When Danish director and screenwriter Refn first talked to Sigel via Skype about possibly shooting his retro-noir thriller “Drive” (pictured above), he quickly realized he’d found the ideal DP for the job. “He told me he’d shot a lot of car commercials with cameras in every possible place in a car, so I just went with my instinct that he’d be very experimental and creative in how we’d shoot it — especially as I had this idea for shooting the whole opening sequence from inside a car,” the helmer says. “It was also a personality thing. I just loved his wacky behavior. He’s a bit like Charlie Brown on speed, which makes me Snoopy, I guess, so we were a great fit.”

Refn reports that Sigel’s “guerrilla-style” approach to the shoot was “another major asset, as I kept changing the script all the time. But that didn’t freak him. He was very adaptable and open to any new ideas I suddenly came up with.” The director adds that Sigel’s fast, anything-goes workstyle was “a big help in terms of our budget and schedule. We didn’t have a lot of money, and we shot the whole film in just over six weeks — car chases and everything, so I really needed a DP who was as visually ambitious as I was. Basically he took what I wanted, ran with it and always tried to exceed my expectations — and succeeded every time.”

Yuen Woo-ping

“We teamed up on ‘Crouching Tiger 2,’ which was a very challenging project,” says the renowned Hong Kong director and martial-arts choreographer. “The biggest challenge was the never-ending interference from the studio. New script pages would come in overnight from New York for our morning call time in New Zealand. It’s not easy to shoot a period Chinese film in New Zealand, but we were there for the tax rebate. Although it was Tom’s first Chinese period film, he adapted to that style of filmmaking very quickly.”

Yuen recalls one fight scene that was supposed to take place in the dark. “The studio kept cutting the days for that scene and we kept reimagining it,” he says. “This went on right up to the day of the shoot and I thought the sequence was doomed. Tom had designed this wonderful lighting using beam projectors bouncing into strategically placed mirrors on the ground, so the room looked dark but you’d get these shafts of light that felt like leaked through window. That sequence was probably one of the most memorable of the whole film. Among all the chaos, Tom was always offering solutions. He’s a producer, editor, vfx supervisor and cinematographer all rolled into one. Tom isn’t just a cinematographer, he’s a filmmaker.”

Reginald Hudlin

“Tom and I met at the beginning of our careers, about some project that didn’t happen, but we clicked right away,” recalls Hudlin. “His intelligence, his sense of humor, and his childhood in Detroit all made him my kind of guy. We would run into each other as the years went by and I was blown away by the scale and quality of his work.”

On “Marshall,” says Hudlin, “I rehearsed with the actors on Saturdays, then sat with him and went over the week’s work on Sunday. We talked through the meaning of the scene, and what the best way of expressing that was. That way we knew exactly what we wanted to do so we could move quickly. In fact, there was no choice: we had a 140-page script and 30 days to shoot it. Tom made that happen and it still looked fantastic!”
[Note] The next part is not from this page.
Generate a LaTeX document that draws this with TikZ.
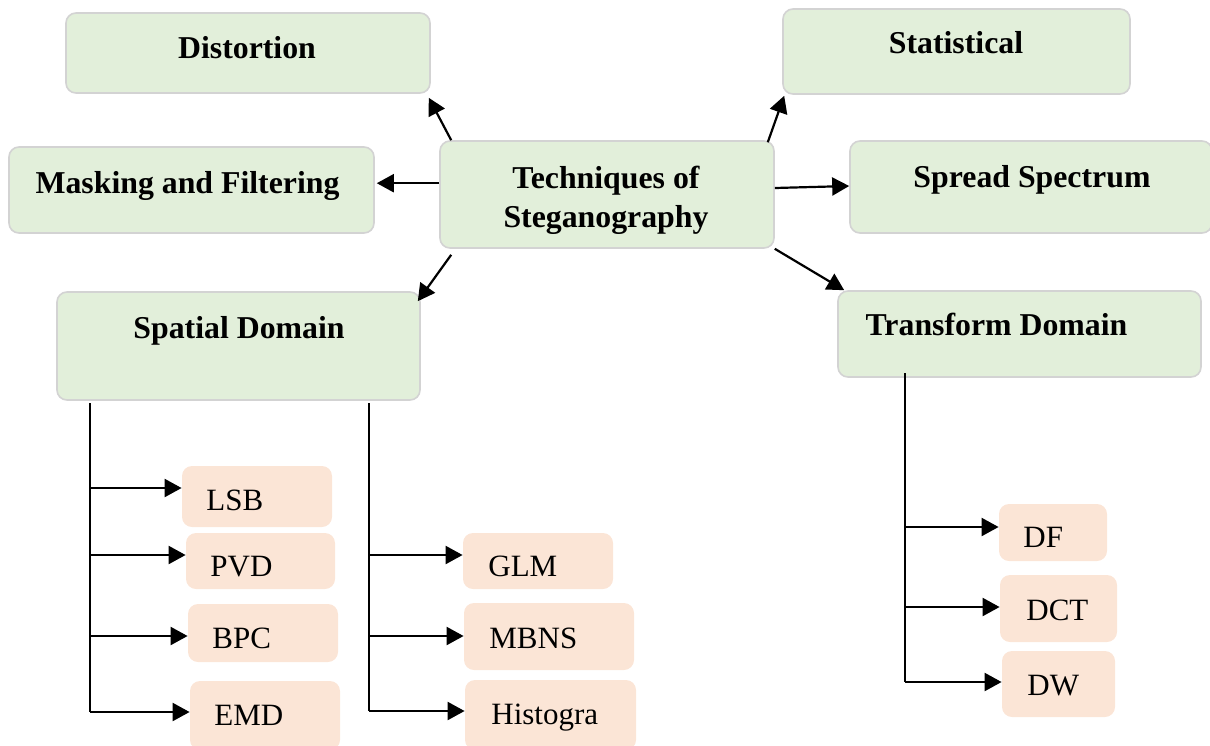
\documentclass[tikz,border=0pt]{standalone}
\usepackage{fontspec}
\setmainfont{Liberation Serif}
\usetikzlibrary{arrows.meta,calc}
\definecolor{greenfill}{HTML}{E2EFDA}
\definecolor{greenline}{HTML}{D3D3D3}
\definecolor{peachfill}{HTML}{FBE5D6}
\tikzset{
  gbox/.style={draw=greenline, fill=greenfill, line width=0.8pt, rounded corners=5pt, inner sep=0pt},
  pbox/.style={fill=peachfill, rounded corners=5pt, inner sep=0pt},
  btxt/.style={font=\fontsize{15.9pt}{19pt}\selectfont\bfseries, inner sep=0pt, anchor=base},
  rtxt/.style={font=\fontsize{15.5pt}{19pt}\selectfont, inner sep=0pt, anchor=base west},
  arr/.style={line width=1.1pt, -{Triangle[length=8.5pt,width=9pt]}},
  trunk/.style={line width=1.1pt},
}
\begin{document}
\begin{tikzpicture}[x=0.5pt,y=-0.5pt]
\useasboundingbox (0,0) rectangle (1210,745);

% main category boxes
\node[gbox, minimum width=182pt, minimum height=40pt] (dist) at (248,53) {};
\node[gbox, minimum width=173.5pt, minimum height=42.5pt] (stat) at (956.5,51.5) {};
\node[gbox, minimum width=182.5pt, minimum height=43pt] (mask) at (191.5,190) {};
\node[gbox, minimum width=167pt, minimum height=53.5pt] (tech) at (607,194.5) {};
\node[gbox, minimum width=181pt, minimum height=46pt] (spread) at (1031,187) {};
\node[gbox, minimum width=181.5pt, minimum height=54pt] (spat) at (238.5,346) {};
\node[gbox, minimum width=181.5pt, minimum height=43pt] (trans) at (1019.5,334) {};

\node[btxt] (dist-t) at (247,58) {Distortion};
\node[btxt] (stat-t) at (956,53) {Statistical};
\node[btxt] (mask-t) at (187.5,193) {Masking and Filtering};
\node[btxt] (tech-t1) at (606,188) {Techniques of};
\node[btxt] (tech-t2) at (606,227) {Steganography};
\node[btxt] (spread-t) at (1032,187) {Spread Spectrum};
\node[btxt] (spat-t) at (239,338) {Spatial Domain};
\node[btxt] (trans-t) at (996.5,335) {Transform Domain};

% method boxes
\node[pbox, minimum width=75pt, minimum height=30.5pt] (lsb) at (257,496.5) {};
\node[pbox, minimum width=74.5pt, minimum height=28pt] (pvd) at (260.5,561) {};
\node[pbox, minimum width=75pt, minimum height=29pt] (bpc) at (263,633) {};
\node[pbox, minimum width=75pt, minimum height=34.5pt] (emd) at (265,715.5) {};
\node[pbox, minimum width=75pt, minimum height=28pt] (glm) at (538,561) {};
\node[pbox, minimum width=85pt, minimum height=33.5pt] (mbns) at (549,636.5) {};
\node[pbox, minimum width=85.5pt, minimum height=35pt] (hist) at (550.5,715) {};
\node[pbox, minimum width=54pt, minimum height=28.5pt] (df) at (1053,532.5) {};
\node[pbox, minimum width=58.5pt, minimum height=33.5pt] (dct) at (1058.5,608.5) {};
\node[pbox, minimum width=56.5pt, minimum height=33pt] (dw) at (1058.5,684) {};

\node[rtxt] (lsb-t) at (206,510) {LSB};
\node[rtxt] (pvd-t) at (210,576) {PVD};
\node[rtxt] (bpc-t) at (212,648) {BPC};
\node[rtxt] (emd-t) at (214,725) {EMD};
\node[rtxt] (glm-t) at (488,576) {GLM};
\node[rtxt] (mbns-t) at (489,648) {MBNS};
\node[rtxt] (hist-t) at (491,724) {Histogra};
\node[rtxt] (df-t) at (1023,547) {DF};
\node[rtxt] (dct-t) at (1026,620) {DCT};
\node[rtxt] (dw-t) at (1027,695) {DW};

% arrows out of the central box
\draw[arr] ($(tech.north west)+(12,0)$) -- ($(dist.south east)+(-2,4)$);
\draw[arr] ($(tech.north east)+(-7,2)$) -- ($(stat.south west)+(2,1)$);
\draw[arr] ($(tech.north west)+(0,43)$) -- ($(mask.north east)+(2,37)$);
\draw[arr] ($(tech.east)+(0,-6.5)$) -- ($(spread.west)+(0,-1)$);
\draw[arr] ($(tech.south west)+(12,6)$) -- ($(spat.north east)+(-3,10)$);
\draw[arr] (tech.south east) -- ($(trans.north west)+(7,0)$);

% spatial domain, left branch
\coordinate (sa0) at (90,403);
\coordinate (sa1) at (90,488);
\coordinate (sa2) at (90,555);
\coordinate (sa3) at (90,636);
\coordinate (sa4) at (90,712);
\draw[trunk] (sa0) -- (sa4);
\draw[arr] (sa1) -- (sa1 -| lsb.west);
\draw[arr] (sa2) -- (sa2 -| pvd.west);
\draw[arr] (sa3) -- (sa3 -| bpc.west);
\draw[arr] (sa4) -- (sa4 -| emd.west);

% spatial domain, right branch
\coordinate (sb0) at (369,403);
\coordinate (sb1) at (369,555);
\coordinate (sb2) at (369,636);
\coordinate (sb3) at (369,711);
\draw[trunk] (sb0) -- (sb3);
\draw[arr] (sb1) -- (sb1 -| glm.west);
\draw[arr] (sb2) -- (sb2 -| mbns.west);
\draw[arr] (sb3) -- (sb3 -| hist.west);

% transform domain branch
\coordinate (tr0) at (905,373);
\coordinate (tr1) at (905,527);
\coordinate (tr2) at (905,607);
\coordinate (tr3) at (905,682);
\draw[trunk] (tr0) -- (tr3);
\draw[arr] (tr1) -- (tr1 -| df.west);
\draw[arr] (tr2) -- (tr2 -| dct.west);
\draw[arr] (tr3) -- (tr3 -| dw.west);
\end{tikzpicture}
\end{document}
Hudlin cites the scene in which Kate Hudson’s character jumps off the bridge. “It’s in a rural part of town, so there’s basically no light. We were shooting in Buffalo and Tom got every huge light available and made the water and surrounding woods just come alive. He gave them beauty and depth.”

Adds the helmer: “Tom is easygoing, professional, and works incredibility fast. He makes beautiful images and is a masterful storyteller.”